La liberté de la presse est un pilier majeur de la démocratie et toute société démocratique qui emprisonne ses journalistes dans le cadre de l’exercice de leur métier s’expose à être déclassée.
Ignace Sossou, journaliste et directeur de production de Bénin Web TV, purge actuellement une peine de 18 mois de prison ferme après sa condamnation, le 24 décembre 2019, pour « harcèlement par le biais de moyens de communication électronique » sur la base d’une loi béninoise portant code du numérique. Le journaliste avait précisément relayé sur les réseaux sociaux certains propos du procureur de la République près le tribunal de première instance de Cotonou qui s’était exprimé, le 18 décembre 2019, lors d’un atelier organisé par l’agence française de développement médias (CFI).
Tout le monde a aujourd’hui la preuve sonore et écrite que les propos tenus n’ont pas été tronqués par le journaliste embastillé. Comment peut-on envoyer un journaliste en prison pour trois tweets ne présentant, qui plus est, « aucun caractère diffamatoire » comme l’a finalement reconnu CFI et comme chacun a pu le constater ? Dans un pays où l’avènement d’un code du numérique en 2018 est porteur d’angoisse pour la presse et les acteurs de la toile, les propos tenus par le procureur étaient de l’information. En les relayant, Ignace Sossou a tout simplement fait son métier.

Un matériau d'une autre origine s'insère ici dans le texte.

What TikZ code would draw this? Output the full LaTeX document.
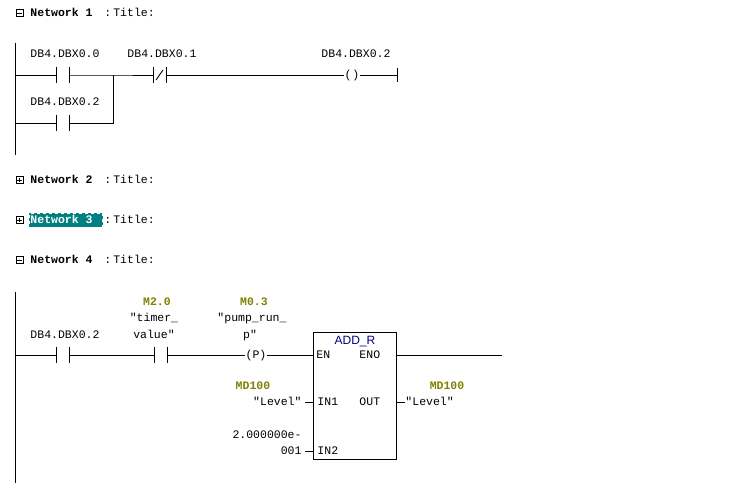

Jamais un journaliste ayant relayé sur les réseaux sociaux des propos qui ont bien été tenus en public ne s’était retrouvé derrière les barreaux dans l’espace CEDEAO. Comme l’a souligné Reporters sans frontières (RSF), ce « précédent est extrêmement dangereux ». Et la détention de notre confrère Ignace Sossou choque bien au-delà des frontières du Bénin. Partout dans le monde, y compris dans nos pays d’Afrique de l’Ouest, fleurissent des textes de loi qui, au nom de la lutte contre la désinformation, les discours de haine, la cybercriminalité ou encore le terrorisme, peuvent être utilisés pour restreindre la liberté d’expression et jeter des journalistes en prison. Ignace Sossou n’avait commis aucune faute comme journaliste. Ces trois tweets ont été considérés comme du cyberharcèlement. Ce reporter a subi la rigueur d’une loi, le code du numérique, qui n’est pas le texte officiel qui régit l’activité des médias.
Cette condamnation n’honore ni le Bénin, l’une des démocraties les plus stables du continent africain ayant courageusement instauré la dépénalisation des délits de presse, ni le régime en place qui a pourtant été fer de lance dans la dépénalisation des délits de presse et qui a soutenu l’initiative pour l’Information et la Démocratie, lancée par RSF en novembre 2018, à l’occasion de l’Assemblée générale des Nations unies.
Plus de deux mois après son arrestation et alors que les preuves de son innocence sont sur la place publique, chaque jour passé par Ignace Sossou en prison est un tort causé à la réputation démocratique du Bénin et au bilan du président Patrice Talon dont nous partageons la ferme volonté de lutter contre la désinformation, notamment sur les réseaux sociaux. C’est une situation qui interpelle tous les Etats du monde. Notre conviction est que ce défi peut être relevé sans restreindre la liberté de la presse.
Il est du devoir du président Patrice Talon d’honorer l’engagement pris, en 2015, par le législateur béninois de dépénaliser les délits de presse. Il s’en montrera digne en usant de tous les pouvoirs dont dispose le président de la République pour libérer le journaliste dont l’emprisonnement est l’une des pires erreurs judiciaires et politiques des années du renouveau démocratique au Bénin et un recul important dans le combat mené par les journalistes de l’ensemble de la région, de Dakar à Cotonou, afin que les journalistes ne fassent plus l’objet de peines privatives de liberté pour de simples délits de presse, lorsque ceux-ci sont constitués.